§ Instructions to follow
Retype the lines beneath this one, from the first through the line containing "17.1, 13.5, 11.0, 7.1, 4.2, 2.3, 1.3, 0.6, 0.3, 0.2]". Pictures are left out.

§ Provided material
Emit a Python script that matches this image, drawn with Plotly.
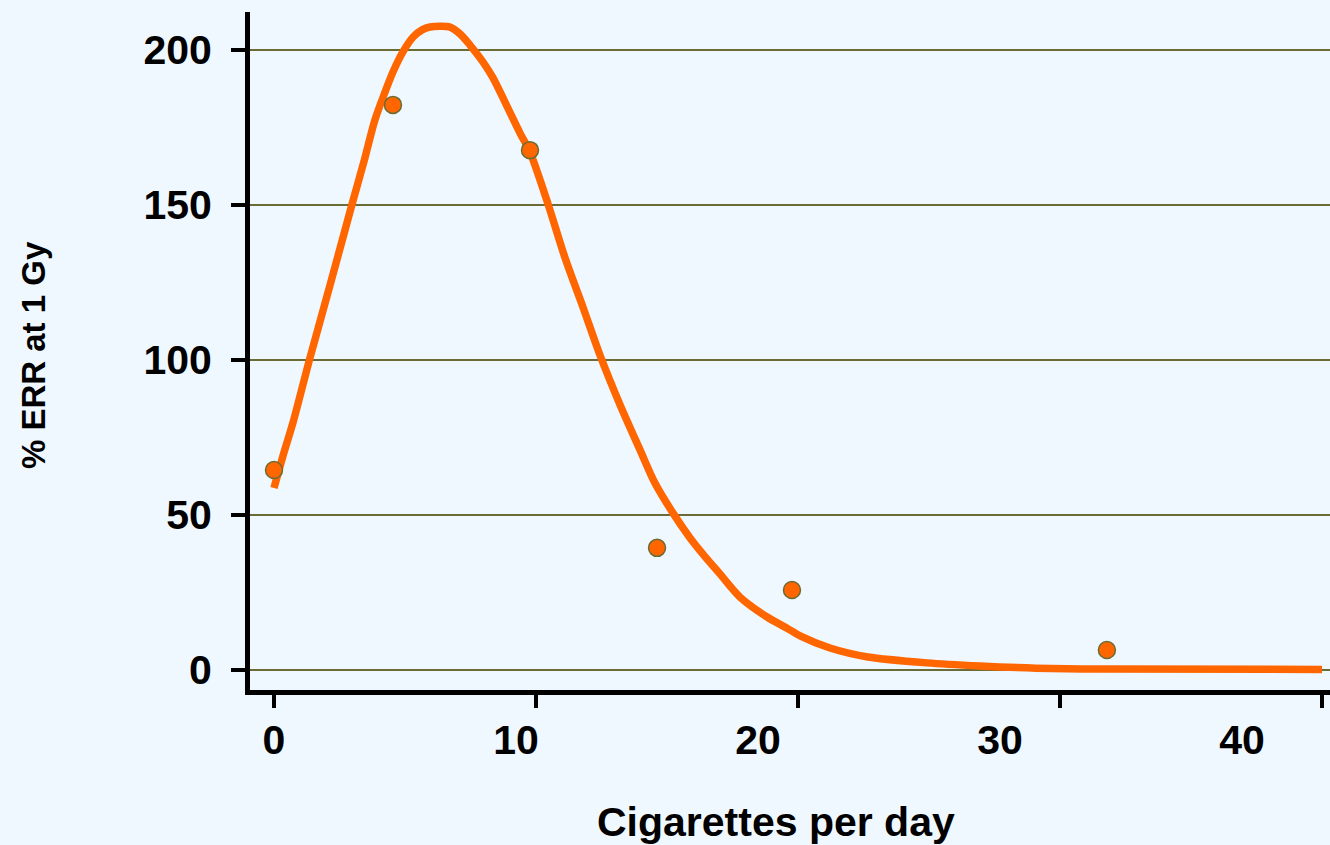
import plotly.graph_objects as go

# Fitted excess relative risk curve (% ERR at 1 Gy) against cigarettes per day
curve_x = [0, 0.34, 0.73, 1.37, 2.14, 2.98, 3.47, 3.85, 4.24, 4.54, 4.92, 5.31, 5.65,
           5.95, 6.72, 7.10, 7.48, 7.98, 8.36, 8.89, 9.39, 9.77, 10.46, 11.11, 11.79,
           12.44, 13.21, 13.97, 14.54, 15.23, 15.88, 16.37, 17.02, 17.79, 18.82, 19.58,
           20.08, 21.22, 22.67, 24.92, 26.95, 29.08, 31.53, 40.0]
curve_y = [58.7, 69.0, 80.0, 100.6, 124.2, 150.3, 165.2, 177.4, 186.5, 192.9, 199.4,
           204.2, 206.5, 207.4, 207.4, 205.2, 201.6, 196.1, 191.0, 181.9, 173.2, 167.1,
           150.3, 132.9, 117.1, 101.6, 85.5, 71.0, 60.3, 50.6, 42.6, 37.4, 31.0, 23.5,
           17.1, 13.5, 11.0, 7.1, 4.2, 2.3, 1.3, 0.6, 0.3, 0.2]

# Observed category estimates
point_x = [0, 4.54, 9.77, 14.62, 19.77, 31.79]
point_y = [64.5, 182.3, 167.7, 39.4, 25.8, 6.45]

x_ticks = [0, 10, 20, 30, 40]
x_tick_labels = ["0", "10", "20", "30", "40"]
y_ticks = [0, 50, 100, 150, 200]
y_tick_labels = ["0", "50", "100", "150", "200"]

ORANGE = "#FF6600"
OLIVE = "#6B6B35"
BG = "#F0F8FF"
FONT = "Liberation Sans, Arial, sans-serif"

fig = go.Figure()

fig.add_trace(go.Scatter(
    x=curve_x, y=curve_y, mode="lines",
    line=dict(color=ORANGE, width=7.5, shape="spline", smoothing=0.8),
    hoverinfo="skip", showlegend=False,
))

fig.add_trace(go.Scatter(
    x=point_x, y=point_y, mode="markers",
    marker=dict(color=ORANGE, size=17, line=dict(color=OLIVE, width=1.5)),
    showlegend=False,
))

# empty trace so the label-only axis gets its own subplot
fig.add_trace(go.Scatter(
    x=[], y=[], xaxis="x2", yaxis="y",
    hoverinfo="skip", showlegend=False,
))

fig.update_layout(
    width=1330, height=845,
    margin=dict(l=250, r=0, t=12, b=155),
    paper_bgcolor=BG, plot_bgcolor=BG,
    font=dict(family=FONT, color="black"),
    xaxis=dict(
        range=[-0.916, 40.305], tickvals=x_ticks, showticklabels=False,
        ticks="outside", ticklen=13, tickwidth=4, tickcolor="black",
        showline=True, linecolor="black", linewidth=5,
        showgrid=False, zeroline=False, fixedrange=True,
    ),
    # label-only axis carrying the category numbers beneath the plot
    xaxis2=dict(
        overlaying="x", anchor="y", side="bottom",
        range=[-0.992, 43.636], tickvals=x_ticks, ticktext=x_tick_labels,
        ticks="", showline=False, showgrid=False, zeroline=False,
        tickfont=dict(size=41, family=FONT, weight="bold", color="black"),
        ticklabelstandoff=22, fixedrange=True,
    ),
    yaxis=dict(
        range=[-6.452, 212.26], tickvals=y_ticks, ticktext=y_tick_labels,
        ticks="outside", ticklen=14, tickwidth=4, tickcolor="black",
        showline=True, linecolor="black", linewidth=5,
        showgrid=True, gridcolor=OLIVE, gridwidth=2, zeroline=False,
        tickfont=dict(size=41, family=FONT, weight="bold", color="black"),
        ticklabelstandoff=11, fixedrange=True,
    ),
    annotations=[
        dict(text="Cigarettes per day", xref="paper", yref="paper",
             x=0.487, y=-0.1947, xanchor="center", yanchor="middle",
             showarrow=False,
             font=dict(size=41, family=FONT, weight="bold", color="black")),
        dict(text="% ERR at 1 Gy", xref="paper", yref="paper",
             x=-0.2009, y=0.494, xanchor="center", yanchor="middle",
             textangle=-90, showarrow=False,
             font=dict(size=33, family=FONT, weight="bold", color="black")),
    ],
)

fig.write_html("out.html")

§ Task result
Emit a Python script that matches this image, drawn with Plotly.
import plotly.graph_objects as go

# Fitted excess relative risk curve (% ERR at 1 Gy) against cigarettes per day
curve_x = [0, 0.34, 0.73, 1.37, 2.14, 2.98, 3.47, 3.85, 4.24, 4.54, 4.92, 5.31, 5.65,
           5.95, 6.72, 7.10, 7.48, 7.98, 8.36, 8.89, 9.39, 9.77, 10.46, 11.11, 11.79,
           12.44, 13.21, 13.97, 14.54, 15.23, 15.88, 16.37, 17.02, 17.79, 18.82, 19.58,
           20.08, 21.22, 22.67, 24.92, 26.95, 29.08, 31.53, 40.0]
curve_y = [58.7, 69.0, 80.0, 100.6, 124.2, 150.3, 165.2, 177.4, 186.5, 192.9, 199.4,
           204.2, 206.5, 207.4, 207.4, 205.2, 201.6, 196.1, 191.0, 181.9, 173.2, 167.1,
           150.3, 132.9, 117.1, 101.6, 85.5, 71.0, 60.3, 50.6, 42.6, 37.4, 31.0, 23.5,
           17.1, 13.5, 11.0, 7.1, 4.2, 2.3, 1.3, 0.6, 0.3, 0.2]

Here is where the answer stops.